The Ship ‘Castor’ and Other Vessels in a Choppy Sea, 1802 painting. Source: Public domain
“An Act to Prevent the Importation of Certain Persons into Certain States” was passed into law on February 28, 1803.
As Mapping Deportations writes,
In 1803, a year before formerly enslaved people in the French colony of Saint Domingue declared Haiti to be a free Black republic, Congress prohibited ship captains from bringing any “negro, mulatto, or other person of color” into any state where a state law prohibited their entry.

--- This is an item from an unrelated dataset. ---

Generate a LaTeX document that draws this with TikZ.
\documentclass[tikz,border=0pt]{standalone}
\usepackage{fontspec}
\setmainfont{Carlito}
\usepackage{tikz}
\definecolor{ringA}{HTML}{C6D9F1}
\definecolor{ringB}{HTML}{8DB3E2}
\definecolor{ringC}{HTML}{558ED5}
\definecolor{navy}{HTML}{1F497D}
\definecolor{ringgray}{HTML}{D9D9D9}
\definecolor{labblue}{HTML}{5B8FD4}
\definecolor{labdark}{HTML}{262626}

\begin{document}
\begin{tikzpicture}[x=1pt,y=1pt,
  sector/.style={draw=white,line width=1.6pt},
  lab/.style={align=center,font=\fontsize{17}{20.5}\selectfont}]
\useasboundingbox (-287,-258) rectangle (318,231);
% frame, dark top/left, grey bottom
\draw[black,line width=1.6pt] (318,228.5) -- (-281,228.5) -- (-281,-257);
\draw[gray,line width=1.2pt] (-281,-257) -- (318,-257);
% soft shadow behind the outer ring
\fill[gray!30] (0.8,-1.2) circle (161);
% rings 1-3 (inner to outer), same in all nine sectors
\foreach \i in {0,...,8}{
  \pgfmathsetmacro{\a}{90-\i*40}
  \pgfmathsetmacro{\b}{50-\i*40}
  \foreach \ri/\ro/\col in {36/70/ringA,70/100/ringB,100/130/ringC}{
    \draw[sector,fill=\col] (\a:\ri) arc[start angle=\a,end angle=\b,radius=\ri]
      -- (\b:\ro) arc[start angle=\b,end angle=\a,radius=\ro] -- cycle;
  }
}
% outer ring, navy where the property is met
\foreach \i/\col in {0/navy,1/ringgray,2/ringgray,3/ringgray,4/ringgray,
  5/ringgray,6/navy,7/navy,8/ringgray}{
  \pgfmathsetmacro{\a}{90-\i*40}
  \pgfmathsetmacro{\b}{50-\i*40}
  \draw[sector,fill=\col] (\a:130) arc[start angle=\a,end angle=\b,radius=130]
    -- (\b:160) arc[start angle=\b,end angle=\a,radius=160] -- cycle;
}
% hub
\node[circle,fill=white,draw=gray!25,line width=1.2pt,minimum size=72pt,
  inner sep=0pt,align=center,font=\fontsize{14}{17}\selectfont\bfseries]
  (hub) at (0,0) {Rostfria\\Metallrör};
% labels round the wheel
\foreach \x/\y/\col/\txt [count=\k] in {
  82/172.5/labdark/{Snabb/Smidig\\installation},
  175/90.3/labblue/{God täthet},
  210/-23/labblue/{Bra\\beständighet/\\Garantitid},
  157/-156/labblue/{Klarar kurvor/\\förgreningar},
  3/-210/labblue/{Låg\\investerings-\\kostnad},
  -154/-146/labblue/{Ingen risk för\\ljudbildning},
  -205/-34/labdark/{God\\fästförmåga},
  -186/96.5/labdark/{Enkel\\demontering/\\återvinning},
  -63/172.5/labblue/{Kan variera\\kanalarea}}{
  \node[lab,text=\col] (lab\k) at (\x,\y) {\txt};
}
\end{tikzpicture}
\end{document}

This law targeted free Black migrants, namely Haitians, whom Southern slavers feared might sail to the United States to ignite an armed revolt among the enslaved population across the U.S. South. By the 1830s, South Carolina, Florida, Georgia, North Carolina, Alabama, Louisiana, and Mississippi had passed a set of laws known as the “Negro Seamen Acts,” which prohibited ship captains from bringing Black migrants into their ports.

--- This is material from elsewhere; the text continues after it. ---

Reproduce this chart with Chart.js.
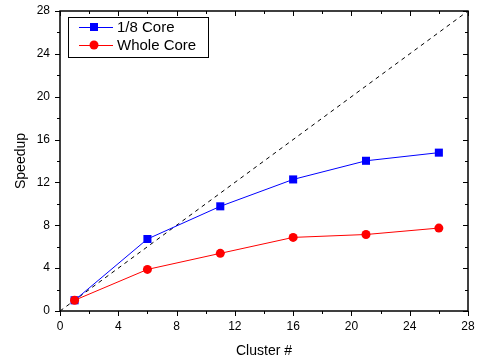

According to these laws, when Black sailors and ship workers arrived in Southern ports, local sheriffs detained them in jail and charged their ship captains a fee for detaining their passengers. If ship captains did not pay the fee, sheriffs were authorized to sell the detainees into slavery.
By the time of the Civil War, Southern authorities had used the Negro Seamen Acts to arrest up to 20,000 free Black migrants, incarcerating most of them and selling an untold number into slavery.